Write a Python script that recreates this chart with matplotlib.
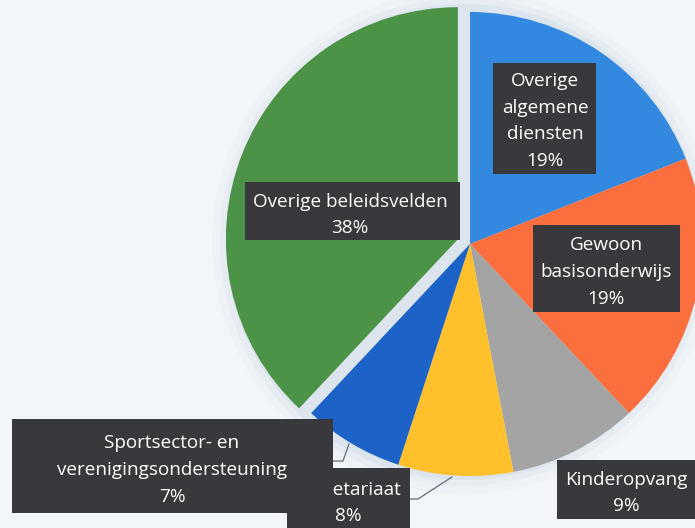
import matplotlib.pyplot as plt
from matplotlib.patches import Rectangle, Circle

W, H = 695, 528

# slices, clockwise from the top
names = ["Overige algemene diensten", "Gewoon basisonderwijs", "Kinderopvang",
         "Secretariaat", "Sportsector- en verenigingsondersteuning",
         "Overige beleidsvelden"]
label_lines = [["Overige", "algemene", "diensten"], ["Gewoon", "basisonderwijs"],
               ["Kinderopvang"], ["Secretariaat"],
               ["Sportsector- en", "verenigingsondersteuning"],
               ["Overige beleidsvelden"]]
shares = [19, 19, 9, 8, 7, 38]
colors = ["#3388e0", "#fb6e3e", "#a4a4a4", "#fec12b", "#1d62c7", "#4c9347"]

# label boxes in picture pixels (left, top, right, bottom) and text centres
boxes = [(493, 63, 596, 174), (533, 225, 680, 312), (557, 460, 700, 519),
         (287, 468, 410, 540), (12, 419, 333, 513), (245, 182, 460, 240)]
text_xy = [(545, 119), (606, 270), (626, 491), (348, 501), (172, 468), (350, 213)]
line_gap = 26.5

cx, cy, r = 470, 244, 232
explode = [0, 0, 0, 0, 0, 13]   # pie() takes this in data units

bg = "#f3f6f9"
fig = plt.figure(figsize=(6.95, 5.28), dpi=100, facecolor=bg)
ax = fig.add_axes([0, 0, 1, 1])
ax.set_facecolor(bg)

# soft bluish halo round the pie
for k, a in [(20, 0.12), (12, 0.22), (6, 0.4)]:
    ax.add_patch(Circle((cx - 6, H - cy + 2), r + k, color="#cdd9e6", alpha=a, lw=0, zorder=0))

ax.pie(shares, colors=colors, startangle=90, counterclock=False,
       center=(cx, H - cy), radius=r, explode=explode,
       wedgeprops=dict(linewidth=0), frame=True)

# leader lines
lc = "#6e7883"
ax.plot([452, 418, 410], [H - 477, H - 499, H - 499], color=lc, lw=1, zorder=3)
ax.plot([349, 343, 333], [H - 444, H - 461, H - 461], color=lc, lw=1, zorder=3)

for i in range(len(shares)):
    l, t, rr, b = boxes[i]
    z = 4 + i * 0.1
    ax.add_patch(Rectangle((l, H - b), rr - l, b - t, facecolor="#39393d",
                           edgecolor="none", zorder=z))
    lines = label_lines[i] + [f"{shares[i]}%"]
    n = len(lines)
    for j, s in enumerate(lines):
        y = text_xy[i][1] + (j - (n - 1) / 2) * line_gap
        ax.text(text_xy[i][0], H - y, s, ha="center", va="center_baseline",
                color="white", fontsize=13.6, family="Open Sans", zorder=z + 0.05)

ax.set_xlim(0, W)
ax.set_ylim(0, H)
ax.set_aspect("auto")
ax.axis("off")
fig.savefig("out.png", dpi=100, facecolor=fig.get_facecolor())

-------

• [Task to complete]
Write out the lines from the start of the material to the line with "W, H = 695, 528", inclusive and exactly. Skip the pictures.

• [Answer to this exercise]
Write a Python script that recreates this chart with matplotlib.
import matplotlib.pyplot as plt
from matplotlib.patches import Rectangle, Circle

W, H = 695, 528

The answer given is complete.